What you should do: Extract the first line of the entries below and every line after it up to the one containing "color=BLUE, lw=2.1, label=series_name)", both kept. Pictures are excluded.

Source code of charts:

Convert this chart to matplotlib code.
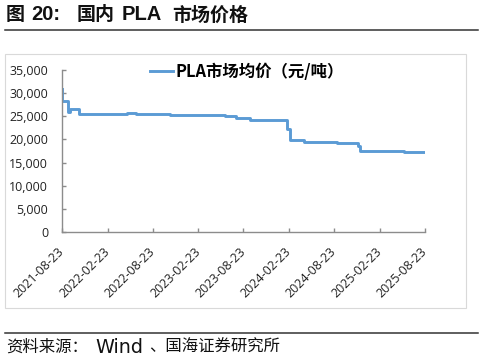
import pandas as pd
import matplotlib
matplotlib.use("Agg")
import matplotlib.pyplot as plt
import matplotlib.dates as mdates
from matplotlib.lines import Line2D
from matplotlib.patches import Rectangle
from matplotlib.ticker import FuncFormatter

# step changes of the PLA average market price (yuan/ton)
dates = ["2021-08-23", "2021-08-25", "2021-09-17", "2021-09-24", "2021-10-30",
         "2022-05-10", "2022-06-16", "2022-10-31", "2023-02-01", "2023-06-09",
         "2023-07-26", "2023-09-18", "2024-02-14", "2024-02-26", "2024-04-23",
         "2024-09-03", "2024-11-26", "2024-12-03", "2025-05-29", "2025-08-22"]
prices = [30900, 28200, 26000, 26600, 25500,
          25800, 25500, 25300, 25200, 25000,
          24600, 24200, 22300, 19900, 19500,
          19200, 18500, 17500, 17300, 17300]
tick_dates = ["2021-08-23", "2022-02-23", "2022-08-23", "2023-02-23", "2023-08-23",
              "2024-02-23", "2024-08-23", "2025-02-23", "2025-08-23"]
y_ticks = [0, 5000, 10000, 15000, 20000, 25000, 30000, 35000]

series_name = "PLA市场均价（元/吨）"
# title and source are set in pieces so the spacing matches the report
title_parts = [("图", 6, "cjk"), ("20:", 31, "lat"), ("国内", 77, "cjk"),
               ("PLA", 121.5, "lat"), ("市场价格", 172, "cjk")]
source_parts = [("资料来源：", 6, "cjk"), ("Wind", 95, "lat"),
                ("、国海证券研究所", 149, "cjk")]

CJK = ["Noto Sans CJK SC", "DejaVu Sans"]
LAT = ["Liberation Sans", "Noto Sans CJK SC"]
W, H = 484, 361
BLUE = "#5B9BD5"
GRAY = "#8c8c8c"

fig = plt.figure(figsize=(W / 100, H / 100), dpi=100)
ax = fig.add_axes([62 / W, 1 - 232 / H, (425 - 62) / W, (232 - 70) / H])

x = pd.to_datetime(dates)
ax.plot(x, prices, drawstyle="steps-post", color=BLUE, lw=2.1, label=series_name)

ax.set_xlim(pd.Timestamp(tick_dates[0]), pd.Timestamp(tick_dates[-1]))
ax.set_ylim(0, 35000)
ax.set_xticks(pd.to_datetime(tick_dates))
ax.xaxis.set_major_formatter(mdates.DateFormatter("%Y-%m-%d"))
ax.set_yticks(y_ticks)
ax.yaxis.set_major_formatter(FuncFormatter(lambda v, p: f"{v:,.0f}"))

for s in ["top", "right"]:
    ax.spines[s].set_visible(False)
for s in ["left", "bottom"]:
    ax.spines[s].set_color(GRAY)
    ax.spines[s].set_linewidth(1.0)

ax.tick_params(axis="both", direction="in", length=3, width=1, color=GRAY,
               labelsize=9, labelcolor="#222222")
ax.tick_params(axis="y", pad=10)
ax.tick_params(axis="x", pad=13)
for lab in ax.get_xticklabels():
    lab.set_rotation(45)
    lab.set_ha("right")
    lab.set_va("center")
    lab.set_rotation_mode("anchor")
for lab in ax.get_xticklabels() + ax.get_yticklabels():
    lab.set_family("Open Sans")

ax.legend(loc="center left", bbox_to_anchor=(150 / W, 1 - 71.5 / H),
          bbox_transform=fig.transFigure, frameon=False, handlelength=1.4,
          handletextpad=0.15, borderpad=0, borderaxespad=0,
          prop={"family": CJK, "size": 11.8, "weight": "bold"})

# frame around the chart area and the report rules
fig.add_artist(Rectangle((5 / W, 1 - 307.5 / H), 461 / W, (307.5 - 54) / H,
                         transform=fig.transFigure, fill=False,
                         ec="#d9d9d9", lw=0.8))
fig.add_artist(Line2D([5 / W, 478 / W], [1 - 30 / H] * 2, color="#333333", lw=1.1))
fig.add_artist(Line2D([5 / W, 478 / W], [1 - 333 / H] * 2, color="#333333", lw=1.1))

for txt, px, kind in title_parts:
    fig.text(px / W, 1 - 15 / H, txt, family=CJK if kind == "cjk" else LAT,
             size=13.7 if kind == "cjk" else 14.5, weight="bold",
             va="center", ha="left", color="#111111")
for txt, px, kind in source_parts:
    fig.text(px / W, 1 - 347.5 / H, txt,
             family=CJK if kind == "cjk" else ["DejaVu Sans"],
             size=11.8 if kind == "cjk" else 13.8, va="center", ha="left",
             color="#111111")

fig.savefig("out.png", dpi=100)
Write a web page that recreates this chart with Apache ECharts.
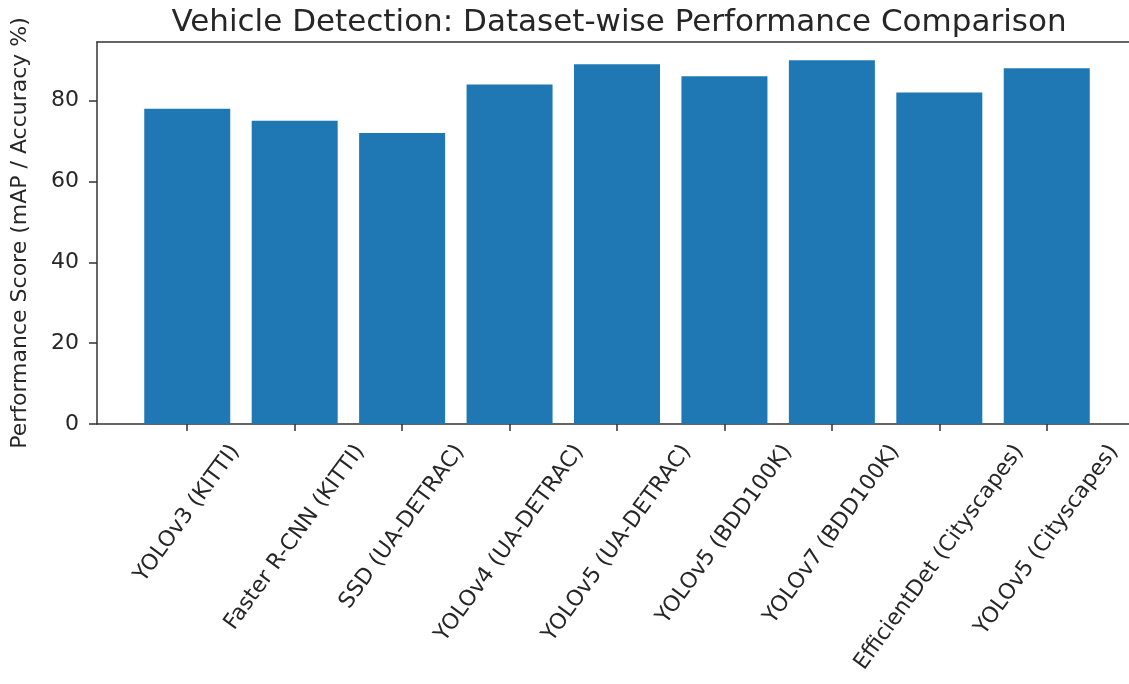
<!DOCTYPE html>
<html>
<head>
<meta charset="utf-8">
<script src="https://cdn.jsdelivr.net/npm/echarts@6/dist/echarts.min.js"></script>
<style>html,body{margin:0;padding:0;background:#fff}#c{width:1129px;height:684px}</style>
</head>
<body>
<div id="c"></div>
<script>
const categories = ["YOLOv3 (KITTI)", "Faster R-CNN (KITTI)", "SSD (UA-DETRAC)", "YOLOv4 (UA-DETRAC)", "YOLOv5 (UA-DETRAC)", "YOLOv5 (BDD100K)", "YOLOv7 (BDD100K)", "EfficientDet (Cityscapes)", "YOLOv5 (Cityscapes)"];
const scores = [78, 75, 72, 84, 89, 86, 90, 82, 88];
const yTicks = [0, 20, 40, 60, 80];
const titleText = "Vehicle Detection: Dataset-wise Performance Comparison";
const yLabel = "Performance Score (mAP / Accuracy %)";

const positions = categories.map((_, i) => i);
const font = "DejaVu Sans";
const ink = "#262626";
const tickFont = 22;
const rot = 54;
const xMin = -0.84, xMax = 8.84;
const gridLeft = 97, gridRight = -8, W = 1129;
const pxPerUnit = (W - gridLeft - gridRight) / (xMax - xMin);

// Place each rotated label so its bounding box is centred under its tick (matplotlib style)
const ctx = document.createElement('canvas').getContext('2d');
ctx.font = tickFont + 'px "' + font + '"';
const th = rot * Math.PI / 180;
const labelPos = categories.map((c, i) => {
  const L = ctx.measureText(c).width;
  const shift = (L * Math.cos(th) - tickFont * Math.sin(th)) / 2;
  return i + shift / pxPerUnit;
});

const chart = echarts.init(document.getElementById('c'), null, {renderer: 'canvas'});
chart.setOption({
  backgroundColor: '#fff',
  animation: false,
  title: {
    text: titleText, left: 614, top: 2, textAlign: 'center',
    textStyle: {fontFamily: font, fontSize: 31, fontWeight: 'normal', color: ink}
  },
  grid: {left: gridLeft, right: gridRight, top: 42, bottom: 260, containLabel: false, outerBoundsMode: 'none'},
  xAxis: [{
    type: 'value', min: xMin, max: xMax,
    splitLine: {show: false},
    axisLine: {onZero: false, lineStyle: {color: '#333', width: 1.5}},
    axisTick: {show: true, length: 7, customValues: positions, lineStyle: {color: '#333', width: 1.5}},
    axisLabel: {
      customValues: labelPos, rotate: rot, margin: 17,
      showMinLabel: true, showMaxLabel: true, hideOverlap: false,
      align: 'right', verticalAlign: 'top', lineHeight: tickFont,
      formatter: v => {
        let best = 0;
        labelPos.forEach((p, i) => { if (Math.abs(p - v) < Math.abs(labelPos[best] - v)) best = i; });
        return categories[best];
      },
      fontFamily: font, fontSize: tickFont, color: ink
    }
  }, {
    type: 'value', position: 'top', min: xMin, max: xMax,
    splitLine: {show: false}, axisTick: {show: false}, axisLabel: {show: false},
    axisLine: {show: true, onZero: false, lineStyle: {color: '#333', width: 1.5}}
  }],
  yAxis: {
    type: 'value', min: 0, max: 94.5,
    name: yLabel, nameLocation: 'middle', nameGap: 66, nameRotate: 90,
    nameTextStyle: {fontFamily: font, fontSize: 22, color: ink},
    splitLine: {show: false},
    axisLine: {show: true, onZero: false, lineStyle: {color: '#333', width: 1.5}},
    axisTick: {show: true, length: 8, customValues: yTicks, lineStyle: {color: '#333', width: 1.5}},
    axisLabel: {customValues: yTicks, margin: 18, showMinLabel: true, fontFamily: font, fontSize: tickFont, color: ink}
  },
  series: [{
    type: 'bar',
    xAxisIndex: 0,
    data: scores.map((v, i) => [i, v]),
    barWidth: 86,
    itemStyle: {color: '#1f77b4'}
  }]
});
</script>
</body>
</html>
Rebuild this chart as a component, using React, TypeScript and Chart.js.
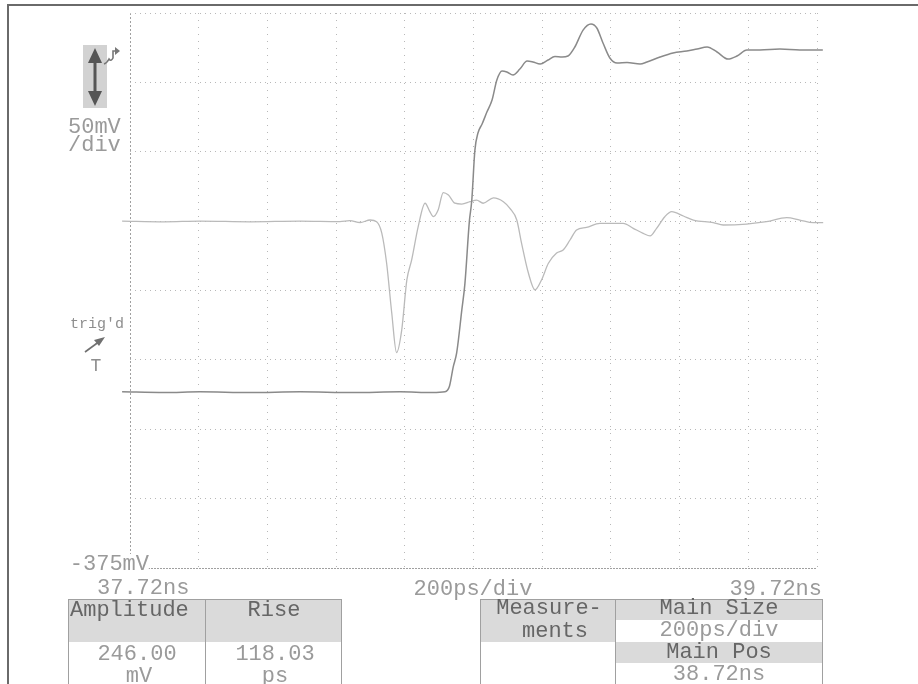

Answer:
Convert this chart to matplotlib code.
import pandas as pd
import matplotlib
matplotlib.use("Agg")
import matplotlib.pyplot as plt
import matplotlib.dates as mdates
from matplotlib.lines import Line2D
from matplotlib.patches import Rectangle
from matplotlib.ticker import FuncFormatter

# step changes of the PLA average market price (yuan/ton)
dates = ["2021-08-23", "2021-08-25", "2021-09-17", "2021-09-24", "2021-10-30",
         "2022-05-10", "2022-06-16", "2022-10-31", "2023-02-01", "2023-06-09",
         "2023-07-26", "2023-09-18", "2024-02-14", "2024-02-26", "2024-04-23",
         "2024-09-03", "2024-11-26", "2024-12-03", "2025-05-29", "2025-08-22"]
prices = [30900, 28200, 26000, 26600, 25500,
          25800, 25500, 25300, 25200, 25000,
          24600, 24200, 22300, 19900, 19500,
          19200, 18500, 17500, 17300, 17300]
tick_dates = ["2021-08-23", "2022-02-23", "2022-08-23", "2023-02-23", "2023-08-23",
              "2024-02-23", "2024-08-23", "2025-02-23", "2025-08-23"]
y_ticks = [0, 5000, 10000, 15000, 20000, 25000, 30000, 35000]

series_name = "PLA市场均价（元/吨）"
# title and source are set in pieces so the spacing matches the report
title_parts = [("图", 6, "cjk"), ("20:", 31, "lat"), ("国内", 77, "cjk"),
               ("PLA", 121.5, "lat"), ("市场价格", 172, "cjk")]
source_parts = [("资料来源：", 6, "cjk"), ("Wind", 95, "lat"),
                ("、国海证券研究所", 149, "cjk")]

CJK = ["Noto Sans CJK SC", "DejaVu Sans"]
LAT = ["Liberation Sans", "Noto Sans CJK SC"]
W, H = 484, 361
BLUE = "#5B9BD5"
GRAY = "#8c8c8c"

fig = plt.figure(figsize=(W / 100, H / 100), dpi=100)
ax = fig.add_axes([62 / W, 1 - 232 / H, (425 - 62) / W, (232 - 70) / H])

x = pd.to_datetime(dates)
ax.plot(x, prices, drawstyle="steps-post", color=BLUE, lw=2.1, label=series_name)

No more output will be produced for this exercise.